• Materials provided
========================
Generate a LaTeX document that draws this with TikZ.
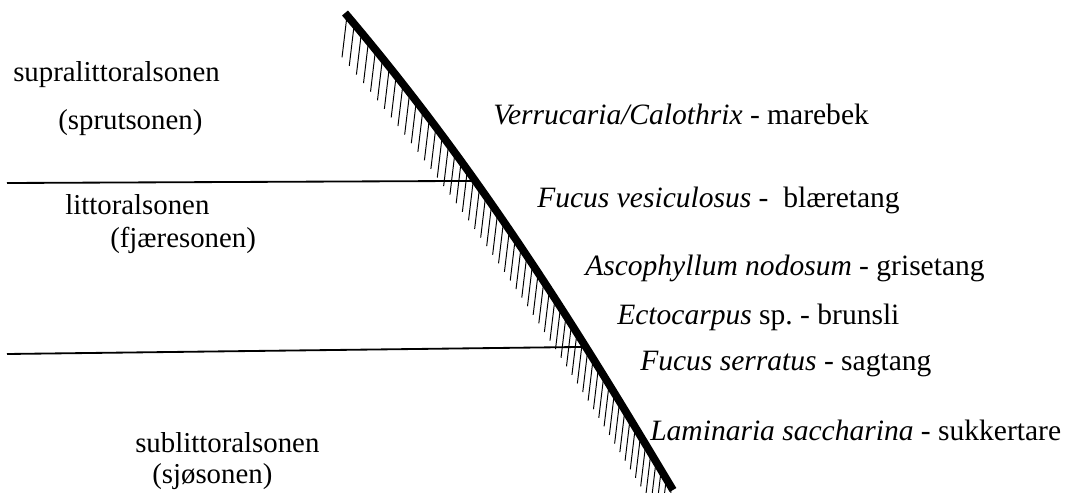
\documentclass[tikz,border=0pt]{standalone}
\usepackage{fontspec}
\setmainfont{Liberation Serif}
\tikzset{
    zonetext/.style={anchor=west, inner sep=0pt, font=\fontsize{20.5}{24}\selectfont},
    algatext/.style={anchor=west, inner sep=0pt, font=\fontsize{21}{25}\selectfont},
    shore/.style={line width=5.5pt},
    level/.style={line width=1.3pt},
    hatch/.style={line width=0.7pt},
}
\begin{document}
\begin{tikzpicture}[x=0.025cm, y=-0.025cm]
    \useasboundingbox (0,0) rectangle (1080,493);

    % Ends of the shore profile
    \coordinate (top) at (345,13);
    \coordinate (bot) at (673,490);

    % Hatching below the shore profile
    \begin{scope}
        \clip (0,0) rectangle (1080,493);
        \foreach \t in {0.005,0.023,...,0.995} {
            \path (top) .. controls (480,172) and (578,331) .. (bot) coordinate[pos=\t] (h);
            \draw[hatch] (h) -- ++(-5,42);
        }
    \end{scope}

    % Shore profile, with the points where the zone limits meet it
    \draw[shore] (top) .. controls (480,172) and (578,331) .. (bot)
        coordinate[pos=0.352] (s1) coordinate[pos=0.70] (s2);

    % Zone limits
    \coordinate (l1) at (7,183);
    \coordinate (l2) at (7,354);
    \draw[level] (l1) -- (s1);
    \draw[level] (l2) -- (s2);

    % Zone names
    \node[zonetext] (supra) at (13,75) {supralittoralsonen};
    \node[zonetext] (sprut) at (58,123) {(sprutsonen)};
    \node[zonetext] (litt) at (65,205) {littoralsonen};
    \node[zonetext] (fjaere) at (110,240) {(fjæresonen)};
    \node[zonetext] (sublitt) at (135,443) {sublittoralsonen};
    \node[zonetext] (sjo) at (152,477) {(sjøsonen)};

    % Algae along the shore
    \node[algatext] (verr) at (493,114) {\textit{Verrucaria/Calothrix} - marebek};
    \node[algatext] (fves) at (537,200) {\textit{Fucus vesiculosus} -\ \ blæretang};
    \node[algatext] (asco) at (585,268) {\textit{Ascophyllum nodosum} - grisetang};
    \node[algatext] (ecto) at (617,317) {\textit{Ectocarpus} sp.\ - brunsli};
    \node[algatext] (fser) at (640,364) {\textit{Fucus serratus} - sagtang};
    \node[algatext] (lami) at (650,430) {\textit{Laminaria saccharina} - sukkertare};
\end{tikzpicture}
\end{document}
========================
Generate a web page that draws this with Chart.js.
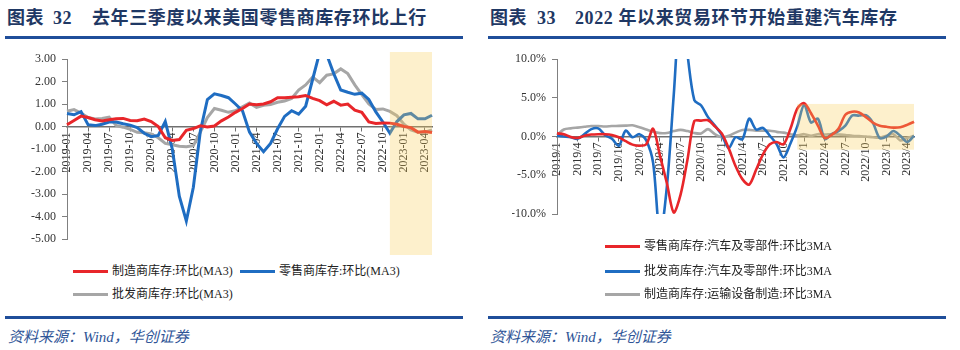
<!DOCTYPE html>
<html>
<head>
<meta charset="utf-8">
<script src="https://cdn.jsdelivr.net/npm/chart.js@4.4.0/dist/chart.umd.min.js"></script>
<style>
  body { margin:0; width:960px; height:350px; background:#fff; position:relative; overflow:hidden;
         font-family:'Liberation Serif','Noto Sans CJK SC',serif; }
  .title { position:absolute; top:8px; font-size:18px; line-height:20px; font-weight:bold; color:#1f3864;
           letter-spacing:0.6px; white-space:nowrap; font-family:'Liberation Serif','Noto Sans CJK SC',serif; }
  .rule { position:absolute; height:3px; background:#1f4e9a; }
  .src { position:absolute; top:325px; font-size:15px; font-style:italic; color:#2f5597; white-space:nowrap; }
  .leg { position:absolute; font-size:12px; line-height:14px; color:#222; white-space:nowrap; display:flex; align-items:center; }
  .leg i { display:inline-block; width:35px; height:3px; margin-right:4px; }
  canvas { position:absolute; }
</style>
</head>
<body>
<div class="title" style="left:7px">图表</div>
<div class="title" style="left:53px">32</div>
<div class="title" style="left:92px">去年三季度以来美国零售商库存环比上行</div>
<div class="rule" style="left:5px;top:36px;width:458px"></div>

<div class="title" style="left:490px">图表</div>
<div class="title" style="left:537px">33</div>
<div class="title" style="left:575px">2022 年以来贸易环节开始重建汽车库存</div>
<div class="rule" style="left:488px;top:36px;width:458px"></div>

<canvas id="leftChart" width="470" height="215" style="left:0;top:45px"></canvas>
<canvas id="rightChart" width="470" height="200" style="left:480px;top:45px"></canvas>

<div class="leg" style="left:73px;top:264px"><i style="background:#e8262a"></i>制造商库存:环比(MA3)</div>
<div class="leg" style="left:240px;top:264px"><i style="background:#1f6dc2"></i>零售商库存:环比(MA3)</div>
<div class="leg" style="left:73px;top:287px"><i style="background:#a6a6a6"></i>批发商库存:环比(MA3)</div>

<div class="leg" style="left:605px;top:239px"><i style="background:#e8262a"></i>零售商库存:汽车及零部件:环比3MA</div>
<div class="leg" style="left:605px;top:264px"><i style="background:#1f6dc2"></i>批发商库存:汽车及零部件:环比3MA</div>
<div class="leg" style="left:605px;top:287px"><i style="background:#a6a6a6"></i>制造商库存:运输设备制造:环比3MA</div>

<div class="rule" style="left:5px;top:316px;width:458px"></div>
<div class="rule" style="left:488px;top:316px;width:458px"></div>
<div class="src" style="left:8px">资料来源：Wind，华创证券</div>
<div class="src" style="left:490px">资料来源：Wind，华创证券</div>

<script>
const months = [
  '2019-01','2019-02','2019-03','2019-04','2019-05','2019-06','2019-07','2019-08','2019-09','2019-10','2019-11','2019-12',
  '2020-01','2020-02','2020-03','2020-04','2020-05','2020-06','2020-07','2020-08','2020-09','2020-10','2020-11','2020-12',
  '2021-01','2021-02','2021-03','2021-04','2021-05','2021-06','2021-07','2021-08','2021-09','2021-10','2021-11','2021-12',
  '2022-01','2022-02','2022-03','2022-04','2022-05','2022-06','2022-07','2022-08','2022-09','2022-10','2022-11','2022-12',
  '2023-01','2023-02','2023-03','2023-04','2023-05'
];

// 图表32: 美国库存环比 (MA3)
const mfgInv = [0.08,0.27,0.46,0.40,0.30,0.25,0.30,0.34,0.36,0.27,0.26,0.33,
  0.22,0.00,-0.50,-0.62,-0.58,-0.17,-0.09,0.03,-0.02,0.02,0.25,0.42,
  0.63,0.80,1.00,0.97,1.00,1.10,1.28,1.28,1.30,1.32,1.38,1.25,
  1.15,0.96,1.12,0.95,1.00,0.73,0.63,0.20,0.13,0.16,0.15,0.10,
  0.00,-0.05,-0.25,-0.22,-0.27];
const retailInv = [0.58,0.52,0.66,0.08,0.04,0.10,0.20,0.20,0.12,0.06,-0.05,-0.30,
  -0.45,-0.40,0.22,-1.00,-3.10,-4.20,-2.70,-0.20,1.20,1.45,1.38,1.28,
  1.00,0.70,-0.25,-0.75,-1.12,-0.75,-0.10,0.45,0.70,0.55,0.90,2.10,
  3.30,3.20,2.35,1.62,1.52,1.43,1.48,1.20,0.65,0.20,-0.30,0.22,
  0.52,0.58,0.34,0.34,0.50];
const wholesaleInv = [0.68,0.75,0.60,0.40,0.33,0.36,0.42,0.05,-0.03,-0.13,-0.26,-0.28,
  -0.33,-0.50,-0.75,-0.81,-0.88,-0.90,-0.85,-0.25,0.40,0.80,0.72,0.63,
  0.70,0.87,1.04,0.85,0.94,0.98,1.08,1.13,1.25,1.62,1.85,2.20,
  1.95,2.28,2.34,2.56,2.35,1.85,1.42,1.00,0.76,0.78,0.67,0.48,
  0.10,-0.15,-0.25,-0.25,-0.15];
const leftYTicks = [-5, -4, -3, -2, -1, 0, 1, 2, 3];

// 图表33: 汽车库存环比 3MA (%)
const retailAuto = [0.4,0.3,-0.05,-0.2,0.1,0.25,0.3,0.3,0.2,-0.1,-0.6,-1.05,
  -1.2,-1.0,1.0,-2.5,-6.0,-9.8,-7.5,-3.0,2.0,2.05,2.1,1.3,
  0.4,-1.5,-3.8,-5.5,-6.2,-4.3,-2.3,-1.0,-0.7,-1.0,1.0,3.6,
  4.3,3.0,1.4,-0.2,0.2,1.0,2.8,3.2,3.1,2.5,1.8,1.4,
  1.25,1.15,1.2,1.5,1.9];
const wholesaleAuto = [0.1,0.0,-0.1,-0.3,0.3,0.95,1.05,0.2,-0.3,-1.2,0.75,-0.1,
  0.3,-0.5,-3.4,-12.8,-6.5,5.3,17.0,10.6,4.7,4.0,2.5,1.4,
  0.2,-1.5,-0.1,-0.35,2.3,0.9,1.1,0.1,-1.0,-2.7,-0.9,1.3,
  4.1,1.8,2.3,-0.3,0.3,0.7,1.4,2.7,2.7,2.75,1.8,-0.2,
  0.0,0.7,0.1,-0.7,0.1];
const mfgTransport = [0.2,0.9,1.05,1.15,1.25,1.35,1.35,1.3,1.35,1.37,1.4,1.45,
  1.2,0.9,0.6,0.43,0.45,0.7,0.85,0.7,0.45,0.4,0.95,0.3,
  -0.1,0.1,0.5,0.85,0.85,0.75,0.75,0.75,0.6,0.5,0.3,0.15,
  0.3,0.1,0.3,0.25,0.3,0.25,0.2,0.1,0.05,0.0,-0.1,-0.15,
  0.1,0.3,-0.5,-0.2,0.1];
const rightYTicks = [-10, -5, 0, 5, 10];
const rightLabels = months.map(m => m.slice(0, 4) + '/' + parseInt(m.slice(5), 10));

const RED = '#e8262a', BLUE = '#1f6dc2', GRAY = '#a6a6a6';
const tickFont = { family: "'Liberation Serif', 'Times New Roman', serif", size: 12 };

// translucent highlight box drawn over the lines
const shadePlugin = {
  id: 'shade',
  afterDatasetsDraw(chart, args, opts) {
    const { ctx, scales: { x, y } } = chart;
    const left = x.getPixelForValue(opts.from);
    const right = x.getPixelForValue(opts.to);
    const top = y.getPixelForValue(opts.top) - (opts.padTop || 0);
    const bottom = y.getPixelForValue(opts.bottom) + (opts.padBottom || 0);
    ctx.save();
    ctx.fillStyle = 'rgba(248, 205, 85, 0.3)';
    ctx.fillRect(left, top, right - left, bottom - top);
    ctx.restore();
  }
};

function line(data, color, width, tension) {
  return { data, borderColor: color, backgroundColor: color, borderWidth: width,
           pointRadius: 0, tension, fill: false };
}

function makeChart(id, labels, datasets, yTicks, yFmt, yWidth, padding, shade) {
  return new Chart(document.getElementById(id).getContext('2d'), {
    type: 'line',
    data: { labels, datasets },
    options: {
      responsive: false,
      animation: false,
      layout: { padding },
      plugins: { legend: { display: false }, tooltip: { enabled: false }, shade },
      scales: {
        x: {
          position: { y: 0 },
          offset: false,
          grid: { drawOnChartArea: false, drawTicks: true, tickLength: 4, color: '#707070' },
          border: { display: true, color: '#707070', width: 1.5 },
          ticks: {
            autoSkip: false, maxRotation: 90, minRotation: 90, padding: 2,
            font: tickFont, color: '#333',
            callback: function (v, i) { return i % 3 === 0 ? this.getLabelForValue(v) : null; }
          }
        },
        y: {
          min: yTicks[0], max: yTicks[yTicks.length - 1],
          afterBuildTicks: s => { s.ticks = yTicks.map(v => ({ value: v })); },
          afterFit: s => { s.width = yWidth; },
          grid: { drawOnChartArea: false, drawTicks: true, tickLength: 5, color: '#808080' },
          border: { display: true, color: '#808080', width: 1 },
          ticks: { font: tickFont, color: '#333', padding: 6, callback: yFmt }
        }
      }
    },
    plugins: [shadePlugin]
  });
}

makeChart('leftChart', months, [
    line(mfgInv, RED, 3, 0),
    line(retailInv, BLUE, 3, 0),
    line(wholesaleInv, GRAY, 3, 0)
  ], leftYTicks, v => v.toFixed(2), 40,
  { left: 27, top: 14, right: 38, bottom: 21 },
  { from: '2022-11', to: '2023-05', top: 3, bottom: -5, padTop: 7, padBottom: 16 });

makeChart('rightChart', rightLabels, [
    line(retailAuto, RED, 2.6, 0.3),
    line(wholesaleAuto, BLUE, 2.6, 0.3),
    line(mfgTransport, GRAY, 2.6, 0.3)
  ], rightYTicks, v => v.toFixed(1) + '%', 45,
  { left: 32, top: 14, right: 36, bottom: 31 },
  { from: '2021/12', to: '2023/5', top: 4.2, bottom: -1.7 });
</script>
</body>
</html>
========================
• What you will do
Take only the lines above from the one that has "Generate a LaTeX" through the one that has "(bot) at (673,490);" and reproduce them exactly, omitting any pictures.

• Problem solution
Generate a LaTeX document that draws this with TikZ.
\documentclass[tikz,border=0pt]{standalone}
\usepackage{fontspec}
\setmainfont{Liberation Serif}
\tikzset{
    zonetext/.style={anchor=west, inner sep=0pt, font=\fontsize{20.5}{24}\selectfont},
    algatext/.style={anchor=west, inner sep=0pt, font=\fontsize{21}{25}\selectfont},
    shore/.style={line width=5.5pt},
    level/.style={line width=1.3pt},
    hatch/.style={line width=0.7pt},
}
\begin{document}
\begin{tikzpicture}[x=0.025cm, y=-0.025cm]
    \useasboundingbox (0,0) rectangle (1080,493);

    % Ends of the shore profile
    \coordinate (top) at (345,13);
    \coordinate (bot) at (673,490);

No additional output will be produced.